The defense of Stojan Zupljanin, war-time chief of the Security Services Center in Banja Luka, called for his acquittal on all counts in the indictment of for a minimum sentence. The defense labeled the prosecution’s demand for life imprisonment for Zupljanin ‘senseless’
The trial for crimes against Bosnian Croats and Muslims in 1992 ended with the closing argument of Stojan Zupljanin’s defense. Zupljanin, former chief of the Banja Luka police, was charged together with Mico Stanisic, the first Bosnian Serb interior minister, with persecution on political, racial or religious grounds, extermination, murder, torture, cruel treatment and deportation of non-Serb population in 20 BH municipalities.
The only adequate verdict for Stojan Zupljanin was his acquittal on all counts in the indictment, Michelle Butler, a member of the defense team said today, labeling the prosecution’s demand for life imprisonment ‘senseless’. If the judges decided to convict Zupljanin, his defense counsel Butler asked them to impose a minimum sentence. The judges should take into consideration the fact that the accused ‘didn’t participate directly in the commission of any crimes’ and ‘tried’ to prevent crimes and punish perpetrators, Butler noted. Finally, Butler urged the Trial Chamber to take into consideration ‘the many testimonials of Zupljanin’s good character’.
The defense didn’t deny that the crimes listed in the indictment happened, but claimed it was not up to the police to punish the perpetrators. Zupljanin was formally the superior of the Banja Luka police but he lacked ‘effective control’ over its members, the defense argued. The power to do it lay with the SDS municipal crisis staffs and the VRS. They had ‘disproportionately greater powers’ than Zupljanin who was ‘sidelined’.
The defense denied that the accused played a ‘key role’ in the implementation of the joint criminal enterprise, that he aided and abetted the crimes and that he had command responsibility over those police units, including the Banja Luka special unit, that committed crimes. In practice, Zupljanin’s orders weren’t obeyed, the defense claimed, and as soon as Zupljanin would hear of crimes he would try to investigate them and to punish the perpetrators.
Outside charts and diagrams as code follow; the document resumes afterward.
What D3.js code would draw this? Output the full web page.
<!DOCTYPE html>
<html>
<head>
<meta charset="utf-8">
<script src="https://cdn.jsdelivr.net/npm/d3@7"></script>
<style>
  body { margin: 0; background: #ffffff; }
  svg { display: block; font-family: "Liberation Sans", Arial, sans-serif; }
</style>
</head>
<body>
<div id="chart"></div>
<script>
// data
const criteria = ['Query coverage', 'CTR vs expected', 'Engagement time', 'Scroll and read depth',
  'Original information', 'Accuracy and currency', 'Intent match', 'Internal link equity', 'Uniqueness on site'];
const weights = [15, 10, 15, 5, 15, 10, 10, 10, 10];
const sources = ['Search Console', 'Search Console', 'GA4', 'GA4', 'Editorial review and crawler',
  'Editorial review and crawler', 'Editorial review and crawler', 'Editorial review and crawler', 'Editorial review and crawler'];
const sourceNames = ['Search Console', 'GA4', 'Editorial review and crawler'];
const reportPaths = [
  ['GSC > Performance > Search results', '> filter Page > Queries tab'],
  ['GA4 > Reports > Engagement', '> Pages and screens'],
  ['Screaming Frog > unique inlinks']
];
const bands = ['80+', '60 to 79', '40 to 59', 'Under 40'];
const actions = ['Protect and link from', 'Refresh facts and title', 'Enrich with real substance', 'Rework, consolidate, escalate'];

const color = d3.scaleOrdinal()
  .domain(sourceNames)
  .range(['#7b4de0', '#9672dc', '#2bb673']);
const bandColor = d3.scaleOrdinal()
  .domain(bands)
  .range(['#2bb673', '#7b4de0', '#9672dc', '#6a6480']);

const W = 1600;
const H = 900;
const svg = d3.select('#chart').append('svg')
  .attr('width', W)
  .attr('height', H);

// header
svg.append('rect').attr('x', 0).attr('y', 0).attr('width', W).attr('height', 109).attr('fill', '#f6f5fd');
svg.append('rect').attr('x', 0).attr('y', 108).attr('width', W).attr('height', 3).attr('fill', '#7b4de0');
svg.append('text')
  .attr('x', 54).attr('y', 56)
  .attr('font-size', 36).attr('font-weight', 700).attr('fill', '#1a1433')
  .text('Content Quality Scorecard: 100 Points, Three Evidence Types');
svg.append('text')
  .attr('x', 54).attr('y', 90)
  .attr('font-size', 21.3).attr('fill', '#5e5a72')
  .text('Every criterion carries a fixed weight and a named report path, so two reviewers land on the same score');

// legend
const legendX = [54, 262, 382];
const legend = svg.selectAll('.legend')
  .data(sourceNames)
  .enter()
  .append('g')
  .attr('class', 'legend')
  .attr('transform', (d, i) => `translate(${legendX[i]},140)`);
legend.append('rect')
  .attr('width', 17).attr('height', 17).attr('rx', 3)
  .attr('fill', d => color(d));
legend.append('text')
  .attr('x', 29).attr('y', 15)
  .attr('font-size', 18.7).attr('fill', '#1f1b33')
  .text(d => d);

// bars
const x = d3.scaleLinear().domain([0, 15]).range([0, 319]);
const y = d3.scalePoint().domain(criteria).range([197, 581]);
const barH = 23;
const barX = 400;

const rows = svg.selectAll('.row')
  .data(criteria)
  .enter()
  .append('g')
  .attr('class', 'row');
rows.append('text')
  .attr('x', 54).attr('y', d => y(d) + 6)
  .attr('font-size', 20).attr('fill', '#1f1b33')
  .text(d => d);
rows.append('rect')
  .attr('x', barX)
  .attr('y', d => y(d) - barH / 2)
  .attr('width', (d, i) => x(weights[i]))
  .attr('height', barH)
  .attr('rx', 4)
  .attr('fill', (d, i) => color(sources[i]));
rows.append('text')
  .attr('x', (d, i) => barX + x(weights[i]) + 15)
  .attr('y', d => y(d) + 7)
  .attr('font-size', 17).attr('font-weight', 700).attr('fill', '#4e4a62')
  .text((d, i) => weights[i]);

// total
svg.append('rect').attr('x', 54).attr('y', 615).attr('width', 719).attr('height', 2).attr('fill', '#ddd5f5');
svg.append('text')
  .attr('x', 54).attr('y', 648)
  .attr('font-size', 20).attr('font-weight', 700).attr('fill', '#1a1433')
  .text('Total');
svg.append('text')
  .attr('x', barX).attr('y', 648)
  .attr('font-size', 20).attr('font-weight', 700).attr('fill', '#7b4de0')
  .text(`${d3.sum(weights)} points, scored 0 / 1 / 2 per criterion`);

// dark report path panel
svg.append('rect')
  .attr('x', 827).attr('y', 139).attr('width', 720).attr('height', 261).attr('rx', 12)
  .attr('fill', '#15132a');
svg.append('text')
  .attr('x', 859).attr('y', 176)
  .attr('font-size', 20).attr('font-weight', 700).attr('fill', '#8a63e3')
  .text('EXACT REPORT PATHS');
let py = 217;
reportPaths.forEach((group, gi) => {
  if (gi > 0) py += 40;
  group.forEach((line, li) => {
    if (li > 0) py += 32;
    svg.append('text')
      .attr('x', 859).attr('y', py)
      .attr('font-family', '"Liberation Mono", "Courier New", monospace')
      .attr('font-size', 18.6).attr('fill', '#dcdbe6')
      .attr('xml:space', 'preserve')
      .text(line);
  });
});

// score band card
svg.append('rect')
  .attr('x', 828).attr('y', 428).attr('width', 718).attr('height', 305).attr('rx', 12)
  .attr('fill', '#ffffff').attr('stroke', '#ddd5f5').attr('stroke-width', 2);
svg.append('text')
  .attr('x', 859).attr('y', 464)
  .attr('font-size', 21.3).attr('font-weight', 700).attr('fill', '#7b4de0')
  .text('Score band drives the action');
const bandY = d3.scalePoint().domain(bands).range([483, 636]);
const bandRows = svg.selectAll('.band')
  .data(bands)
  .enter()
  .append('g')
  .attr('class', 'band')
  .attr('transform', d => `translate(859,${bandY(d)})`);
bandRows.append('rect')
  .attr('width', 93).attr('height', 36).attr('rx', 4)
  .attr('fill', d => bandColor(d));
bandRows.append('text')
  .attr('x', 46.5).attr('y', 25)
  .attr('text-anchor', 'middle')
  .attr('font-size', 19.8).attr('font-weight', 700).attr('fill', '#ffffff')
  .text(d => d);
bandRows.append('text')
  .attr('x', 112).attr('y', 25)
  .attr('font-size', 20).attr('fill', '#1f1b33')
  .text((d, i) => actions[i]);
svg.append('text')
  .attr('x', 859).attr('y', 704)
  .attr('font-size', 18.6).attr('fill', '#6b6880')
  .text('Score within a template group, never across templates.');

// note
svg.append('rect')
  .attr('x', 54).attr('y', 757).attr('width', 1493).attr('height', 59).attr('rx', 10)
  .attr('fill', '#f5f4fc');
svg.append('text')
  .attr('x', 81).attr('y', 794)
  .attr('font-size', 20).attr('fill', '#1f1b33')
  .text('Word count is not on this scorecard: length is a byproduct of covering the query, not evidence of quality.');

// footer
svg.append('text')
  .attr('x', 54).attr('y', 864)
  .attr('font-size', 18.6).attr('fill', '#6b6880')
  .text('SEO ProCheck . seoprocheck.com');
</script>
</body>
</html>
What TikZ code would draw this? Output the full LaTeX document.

After the closing argument, the accused Zupljanin addressed the Trial Chamber. As he said, ‘I am sincerely sorry and I sympathize with the victims for their suffering’. The first accused Stanisic didn’t want to address the judges.The presentation of evidence at the trial of Stanisic and Zupljanin began in September 2009 and was completed in mid-March 2012. In more than two years, the court heard the testimony of a total of 147 witnesses. The prosecution called 127 witnesses, Stanisic’s defense called seven and Zupljanin’s defense called ten witnesses. Three witnesses were called by the Trial Chamber. After the hearing ended, the judges withdrew to deliberate on the judgment.